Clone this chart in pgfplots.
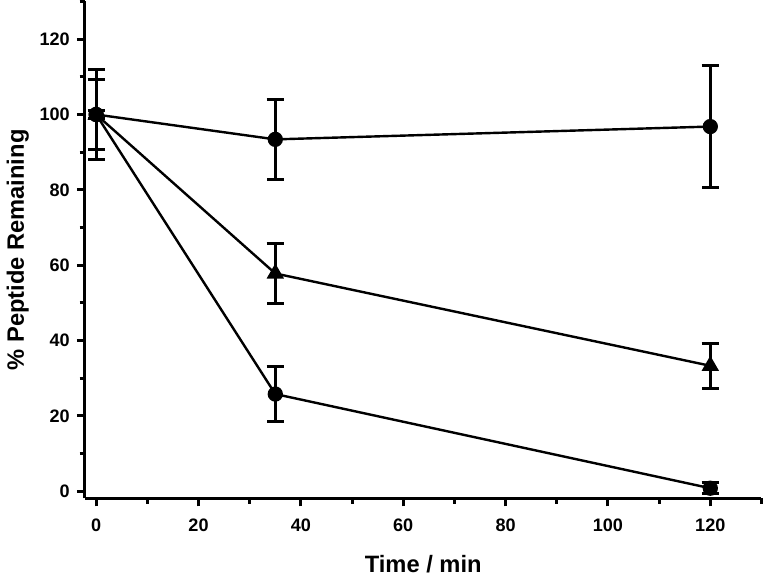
\documentclass[border=0pt]{standalone}
\usepackage{pgfplots}
\pgfplotsset{compat=1.18}
\usepackage{fontspec}
\setmainfont{Liberation Sans}
\begin{document}
\begin{tikzpicture}
\begin{axis}[
  scale only axis, width=337pt, height=247.5pt,
  xmin=-2.2, xmax=130, ymin=-1.9, ymax=130,
  axis lines=left, axis line style={-, line width=1.5pt},
  xtick={0,20,...,120}, ytick={0,20,...,120},
  minor xtick={10,30,...,130}, minor ytick={10,30,...,130},
  tick align=outside, major tick length=4pt, minor tick length=2.6pt,
  every tick/.style={line width=1.5pt, black},
  tick label style={font=\fontsize{9}{10}\selectfont\bfseries},
  xticklabel style={yshift=-2.5pt},
  /pgf/number format/assume math mode=true,
  xlabel={Time / min}, ylabel={\% Peptide Remaining},
  label style={font=\fontsize{11.8}{13}\selectfont\bfseries},
  xlabel style={yshift=-5pt},
  ylabel style={yshift=-1.5pt},
  error bars/error bar style={line width=1.5pt, black},
  error bars/error mark options={rotate=90, mark size=4.3pt, line width=1.5pt, black},
]
\addplot[black, line width=1.2pt, mark=*, mark size=3.2pt, mark options={fill=black, solid},
  error bars/.cd, y dir=both, y explicit]
  coordinates {(0,100) +- (0,12) (35,93.4) +- (0,10.7) (120,96.8) +- (0,16.2)};
\addplot[black, line width=1.2pt, mark=triangle*, mark size=3.8pt, mark options={fill=black, solid},
  error bars/.cd, y dir=both, y explicit]
  coordinates {(0,100) +- (0,9.4) (35,57.8) +- (0,7.9) (120,33.3) +- (0,6)};
\addplot[black, line width=1.2pt, mark=*, mark size=3.2pt, mark options={fill=black, solid},
  error bars/.cd, y dir=both, y explicit]
  coordinates {(0,100) +- (0,1) (35,25.8) +- (0,7.4) (120,0.8) +- (0,1.5)};
\end{axis}
\end{tikzpicture}
\end{document}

• • • • •

Exercise goal: Restate the whole listing above exactly, please, omitting every image.

Answer to the task:
Clone this chart in pgfplots.
\documentclass[border=0pt]{standalone}
\usepackage{pgfplots}
\pgfplotsset{compat=1.18}
\usepackage{fontspec}
\setmainfont{Liberation Sans}
\begin{document}
\begin{tikzpicture}
\begin{axis}[
  scale only axis, width=337pt, height=247.5pt,
  xmin=-2.2, xmax=130, ymin=-1.9, ymax=130,
  axis lines=left, axis line style={-, line width=1.5pt},
  xtick={0,20,...,120}, ytick={0,20,...,120},
  minor xtick={10,30,...,130}, minor ytick={10,30,...,130},
  tick align=outside, major tick length=4pt, minor tick length=2.6pt,
  every tick/.style={line width=1.5pt, black},
  tick label style={font=\fontsize{9}{10}\selectfont\bfseries},
  xticklabel style={yshift=-2.5pt},
  /pgf/number format/assume math mode=true,
  xlabel={Time / min}, ylabel={\% Peptide Remaining},
  label style={font=\fontsize{11.8}{13}\selectfont\bfseries},
  xlabel style={yshift=-5pt},
  ylabel style={yshift=-1.5pt},
  error bars/error bar style={line width=1.5pt, black},
  error bars/error mark options={rotate=90, mark size=4.3pt, line width=1.5pt, black},
]
\addplot[black, line width=1.2pt, mark=*, mark size=3.2pt, mark options={fill=black, solid},
  error bars/.cd, y dir=both, y explicit]
  coordinates {(0,100) +- (0,12) (35,93.4) +- (0,10.7) (120,96.8) +- (0,16.2)};
\addplot[black, line width=1.2pt, mark=triangle*, mark size=3.8pt, mark options={fill=black, solid},
  error bars/.cd, y dir=both, y explicit]
  coordinates {(0,100) +- (0,9.4) (35,57.8) +- (0,7.9) (120,33.3) +- (0,6)};
\addplot[black, line width=1.2pt, mark=*, mark size=3.2pt, mark options={fill=black, solid},
  error bars/.cd, y dir=both, y explicit]
  coordinates {(0,100) +- (0,1) (35,25.8) +- (0,7.4) (120,0.8) +- (0,1.5)};
\end{axis}
\end{tikzpicture}
\end{document}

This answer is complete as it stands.